A cross is pulled along North Rampart Street as worshipers dress the part, some as Roman soldiers, others as disciples, one in the main role. They move in procession to the Center of Jesus the Lord, located in a former convent on that street. A sound truck sends music and prayer echoing off the walls of the old city.
Across the street from the Iberville housing development, worshipers of the food at Dooky Chase Restaurant stop for lunch. On this day the specials might include gumbo z’herbes, a Creole soup rich with greens to accompany the foods at the altar of the buffet.
Surviving changes in neighborhood population, Blessed Father Seelos Church (formerly St. Vincent DePaul) is the only Catholic church still open in the Marigny/Bywater neighborhood. The solitude in the old building captures the joyless mood of a sober day.
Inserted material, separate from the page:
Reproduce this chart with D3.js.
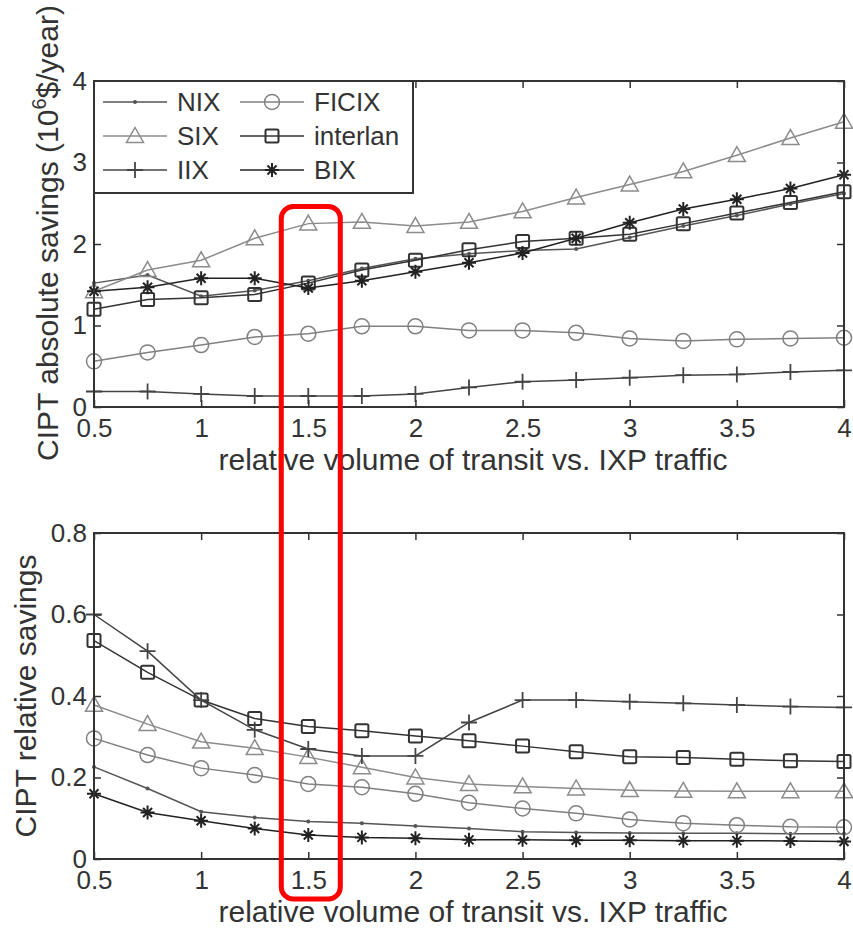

Surviving changes in traditions, a group of Hispanics gathers in the churchyard and creates a path of flowers in preparation for their cultures’ joyous celebration of the day.
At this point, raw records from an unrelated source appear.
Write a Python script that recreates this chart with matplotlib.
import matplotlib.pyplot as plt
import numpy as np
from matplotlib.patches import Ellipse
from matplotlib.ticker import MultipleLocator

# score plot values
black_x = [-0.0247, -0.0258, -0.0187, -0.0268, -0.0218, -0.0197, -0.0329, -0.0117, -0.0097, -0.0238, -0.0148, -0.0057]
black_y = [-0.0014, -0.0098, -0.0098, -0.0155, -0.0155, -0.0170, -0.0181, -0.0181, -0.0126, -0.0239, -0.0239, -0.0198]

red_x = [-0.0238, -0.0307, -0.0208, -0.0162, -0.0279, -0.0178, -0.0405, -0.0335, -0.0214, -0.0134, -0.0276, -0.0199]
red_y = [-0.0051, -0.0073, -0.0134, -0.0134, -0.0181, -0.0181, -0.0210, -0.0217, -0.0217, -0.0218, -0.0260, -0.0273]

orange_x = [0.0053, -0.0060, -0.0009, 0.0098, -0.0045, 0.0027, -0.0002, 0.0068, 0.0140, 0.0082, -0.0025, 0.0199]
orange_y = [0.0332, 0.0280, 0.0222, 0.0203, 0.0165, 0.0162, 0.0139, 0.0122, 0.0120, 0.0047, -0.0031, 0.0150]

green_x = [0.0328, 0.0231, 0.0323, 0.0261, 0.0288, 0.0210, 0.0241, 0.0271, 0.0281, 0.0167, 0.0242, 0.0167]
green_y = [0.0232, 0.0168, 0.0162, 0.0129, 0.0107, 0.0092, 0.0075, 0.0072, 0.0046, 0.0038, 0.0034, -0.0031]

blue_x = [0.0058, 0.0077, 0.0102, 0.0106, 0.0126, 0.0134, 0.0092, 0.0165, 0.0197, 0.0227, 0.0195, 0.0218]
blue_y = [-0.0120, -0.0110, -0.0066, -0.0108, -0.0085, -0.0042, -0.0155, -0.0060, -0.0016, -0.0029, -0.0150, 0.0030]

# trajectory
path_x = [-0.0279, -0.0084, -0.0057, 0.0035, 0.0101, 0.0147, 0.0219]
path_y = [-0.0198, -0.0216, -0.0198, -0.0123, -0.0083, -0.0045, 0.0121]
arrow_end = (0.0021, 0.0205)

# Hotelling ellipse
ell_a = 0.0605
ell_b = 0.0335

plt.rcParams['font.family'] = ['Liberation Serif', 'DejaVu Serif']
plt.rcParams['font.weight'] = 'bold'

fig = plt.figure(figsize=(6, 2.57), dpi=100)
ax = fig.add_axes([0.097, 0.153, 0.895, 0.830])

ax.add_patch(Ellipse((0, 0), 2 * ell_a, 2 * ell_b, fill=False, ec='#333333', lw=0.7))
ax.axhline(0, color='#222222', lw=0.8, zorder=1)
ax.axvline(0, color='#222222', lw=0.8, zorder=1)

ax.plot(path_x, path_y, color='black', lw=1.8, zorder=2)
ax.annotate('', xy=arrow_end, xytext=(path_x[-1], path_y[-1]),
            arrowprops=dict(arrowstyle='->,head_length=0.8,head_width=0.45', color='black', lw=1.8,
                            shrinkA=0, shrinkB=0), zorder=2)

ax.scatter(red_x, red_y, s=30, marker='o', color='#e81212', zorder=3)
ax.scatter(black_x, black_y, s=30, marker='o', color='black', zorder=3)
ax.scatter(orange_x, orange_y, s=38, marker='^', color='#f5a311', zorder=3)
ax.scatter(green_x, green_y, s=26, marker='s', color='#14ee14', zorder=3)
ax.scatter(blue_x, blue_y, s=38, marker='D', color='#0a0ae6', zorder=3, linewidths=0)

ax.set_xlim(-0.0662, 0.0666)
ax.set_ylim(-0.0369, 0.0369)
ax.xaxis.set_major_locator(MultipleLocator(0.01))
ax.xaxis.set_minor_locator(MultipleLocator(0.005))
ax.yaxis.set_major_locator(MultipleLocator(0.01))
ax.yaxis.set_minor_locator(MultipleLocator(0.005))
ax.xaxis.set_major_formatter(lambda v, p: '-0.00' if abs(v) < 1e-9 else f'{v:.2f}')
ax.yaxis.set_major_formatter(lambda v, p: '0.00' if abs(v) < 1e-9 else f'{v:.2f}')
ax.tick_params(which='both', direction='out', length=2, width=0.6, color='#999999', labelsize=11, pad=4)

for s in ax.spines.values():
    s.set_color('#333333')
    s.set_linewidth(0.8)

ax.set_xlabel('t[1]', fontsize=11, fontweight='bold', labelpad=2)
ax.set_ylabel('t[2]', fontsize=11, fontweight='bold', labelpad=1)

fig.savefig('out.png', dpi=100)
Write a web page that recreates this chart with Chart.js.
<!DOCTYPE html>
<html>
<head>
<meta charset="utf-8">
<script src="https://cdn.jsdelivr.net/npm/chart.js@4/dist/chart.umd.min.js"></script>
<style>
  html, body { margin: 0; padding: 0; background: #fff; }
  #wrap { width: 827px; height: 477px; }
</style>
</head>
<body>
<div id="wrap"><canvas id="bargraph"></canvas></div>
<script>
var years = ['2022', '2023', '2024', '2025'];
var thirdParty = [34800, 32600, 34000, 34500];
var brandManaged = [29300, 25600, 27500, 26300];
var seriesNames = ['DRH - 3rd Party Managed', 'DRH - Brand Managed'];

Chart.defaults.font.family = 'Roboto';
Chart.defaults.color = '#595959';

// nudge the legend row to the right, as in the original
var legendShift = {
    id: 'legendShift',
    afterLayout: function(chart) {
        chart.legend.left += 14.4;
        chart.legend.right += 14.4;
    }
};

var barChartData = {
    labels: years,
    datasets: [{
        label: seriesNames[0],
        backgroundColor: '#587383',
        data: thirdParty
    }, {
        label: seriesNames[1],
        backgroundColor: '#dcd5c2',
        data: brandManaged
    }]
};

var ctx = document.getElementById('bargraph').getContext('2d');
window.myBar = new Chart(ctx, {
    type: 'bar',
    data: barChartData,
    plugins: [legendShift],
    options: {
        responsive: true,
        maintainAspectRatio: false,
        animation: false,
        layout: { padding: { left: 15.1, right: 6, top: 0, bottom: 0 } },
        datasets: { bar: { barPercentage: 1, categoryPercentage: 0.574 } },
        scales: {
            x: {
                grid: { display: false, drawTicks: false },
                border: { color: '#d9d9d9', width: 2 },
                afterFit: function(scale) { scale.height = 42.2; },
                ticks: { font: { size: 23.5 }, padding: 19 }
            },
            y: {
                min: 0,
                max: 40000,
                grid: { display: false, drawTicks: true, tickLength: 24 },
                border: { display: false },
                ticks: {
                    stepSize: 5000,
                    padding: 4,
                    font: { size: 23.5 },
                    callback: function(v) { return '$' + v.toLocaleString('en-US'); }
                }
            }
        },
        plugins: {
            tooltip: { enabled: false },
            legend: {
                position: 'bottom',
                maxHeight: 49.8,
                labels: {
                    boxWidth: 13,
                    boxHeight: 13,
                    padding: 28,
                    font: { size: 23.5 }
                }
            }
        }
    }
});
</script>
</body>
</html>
Throughout town, altars in the churches are emptied and covered with purple drapery. The smell is that of candle wax. Shelves in the stores are filled with items for the season and decorated with the colors of Easter. The smells are those of chocolate and lilies.
Throughout Good Friday, the day is whatever people want it to be, though let us appreciate that whatever the alternative, there is generally a New Orleans way of doing it.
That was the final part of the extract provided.